In the Next World,
You're on Your Own
3-11-75+
Dear Someone,
In the future, you're on your own, and, as such, so am I here in the present. Having abandoned the past policy of TFT session notes on a session to session basis, I'm left here in the future, present, with one lost page, one page of hopeless scribbles, and an input confused enough to dump the most sophisticated computer.
This has been the first set of sessions recorded after TFT corporate re-organization. (Hence, one reason for not taking many notes). TFT have grown and matured. A sign of that is the need for defined tribal roles, individualization and separation of contribution, the need to fulfill self-image goals, instead of being one-for-all-one-ego,
the TFT.
'Twas Phil P. who informed me first of all the new tensions during an intended three minute "Hi when ya goin' back in the studio?" call. P&B, he said, were feeling hampered in their attempts to establish the act or group
in any form, as a viable, commercial force. They were being hampered by A&O's needs not to be a great and viable commercial success; almost a status quo vs. capital expansion.

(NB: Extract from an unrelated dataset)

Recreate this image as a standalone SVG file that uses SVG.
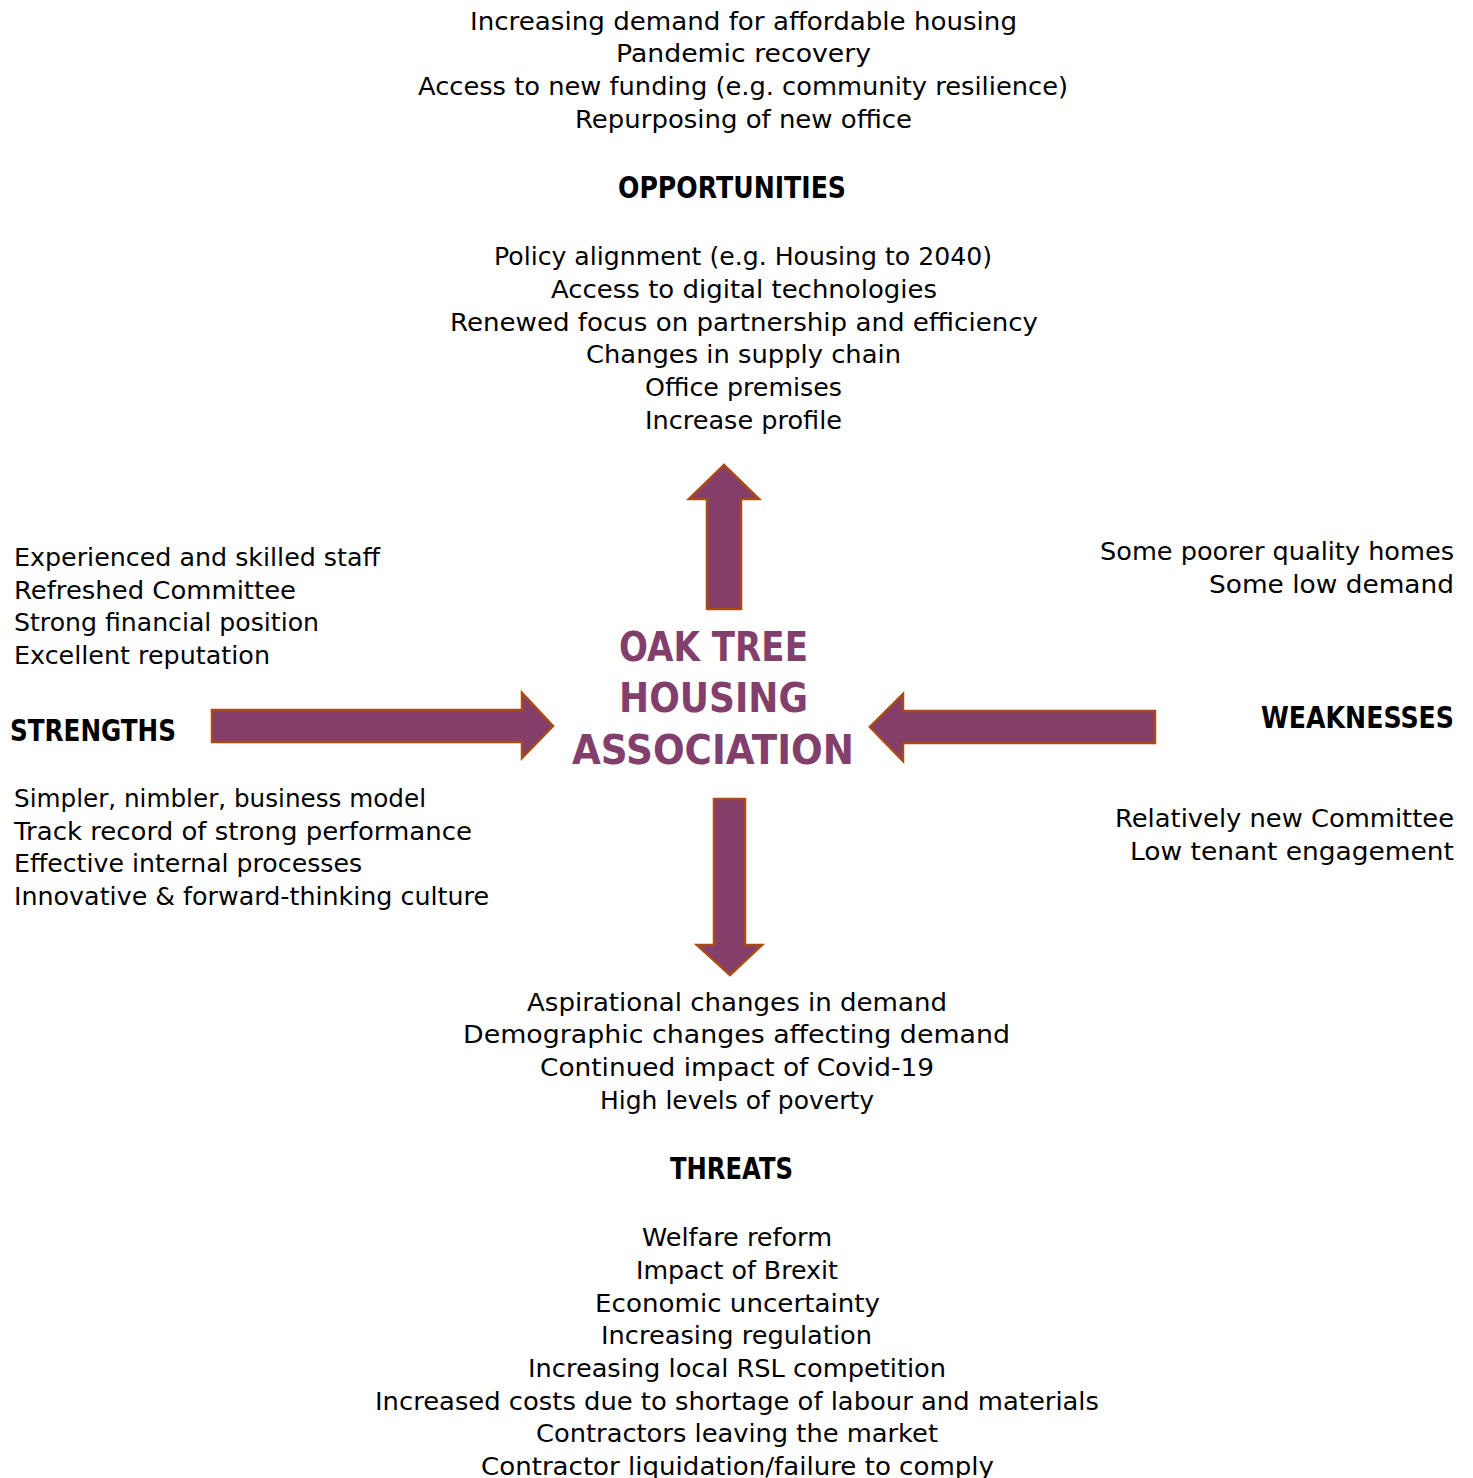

P&B wanted TV, tours, promos, more recording, more accessible material, while A&O, he said, wanted more esoteria,
more building of their world (which, sadly, was not the world which would lead to TV and the tours A&O didn't want anyway).

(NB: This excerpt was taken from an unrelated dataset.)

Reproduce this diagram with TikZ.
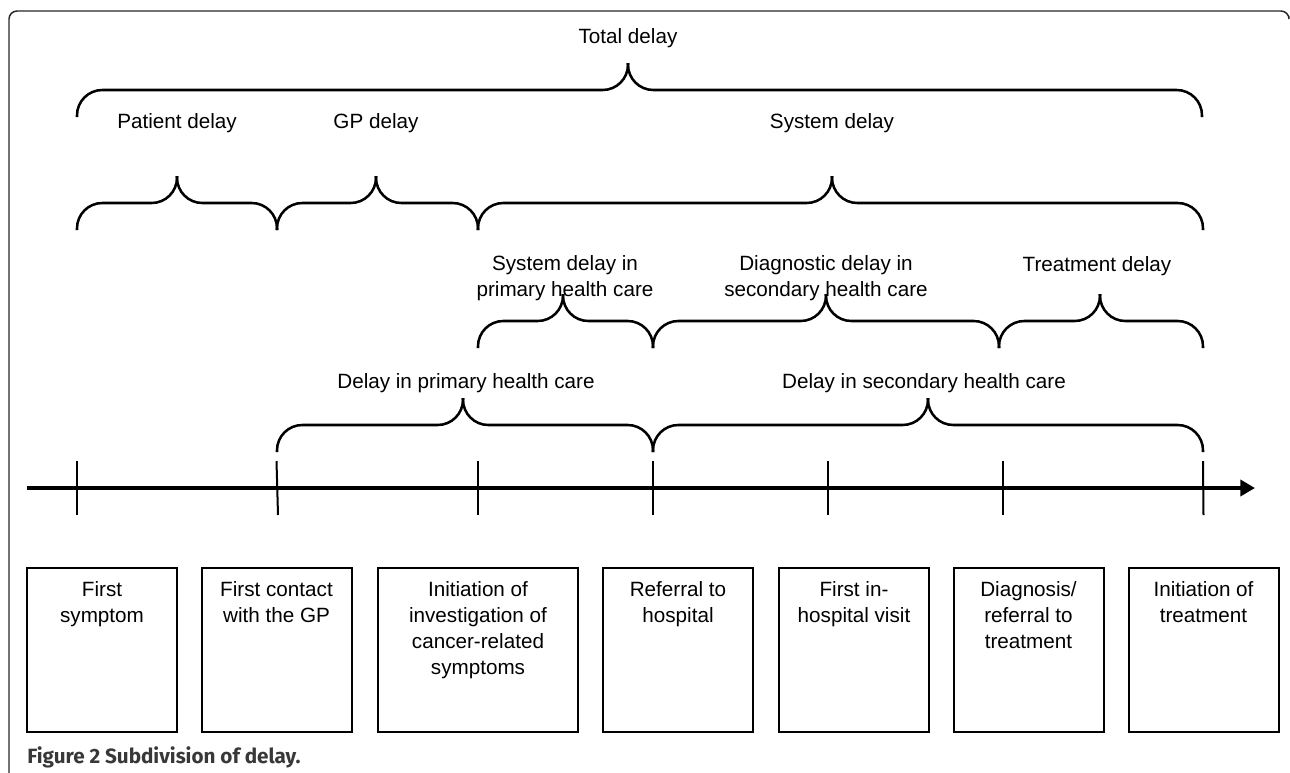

While not privy to the deals and discussions involved in this new development, I was informed that sessions had started. All well and good. The first I could attend (once again at beloved TBS under Andy & Frank, and sometimes Andy and Sergio Reyes) was second or third in the series. As things developed, A&O wrote the script, were producers. P&B were given call times, appeared with proper professional timing. So sessions were not to be foursomes anymore. Well there was often a certain amount of wasted time in studio with 4 chiefs. P&B were briefed, then, as to scenes to be recorded something about their context in LP plot development, characters needed. So P&B had not been to writing sessions. Yet wasn't this piece to be a Firesign album? Well, thinks I, 'tis a phase. They'll forget themselves the tensions will wear off as they work. Shortly into the session, Bergman is mumbling something to the effect that he really can't get the voice of a character he doesn't know. Later in the day, Austin (now apparently recording director) was doing a scene, with Proctor at the board. The timing of the scene (it was somewhere in the baseball game) wasn't working. Proctor suggested a line change. Austin returned with a "We can't do that," and proceeded to explain the complicated levels of allusion in the scene, prohibiting the change of this very line. PP's answer off-intercom was, "I thought he'd written it." When P&B's scenes were finished, there was great show of friendship, good-byes, then back to business. Though the tensions eased in subsequent foursomes, that was the pattern. One problem (of many possible to mention at this point) is that neither A nor O have a leader. P&B rarely arrive at exactly the same time. Each is taken aside separately by A&O and given a breakdown of the coming scenes. This to an actor, is confusing, and it is a waste of that precious studio time. At one point in a later session (March 20), it caused further waste, as David and PA used such different language to describe the scene that it had to be re-defined with all four fellows repeating themselves.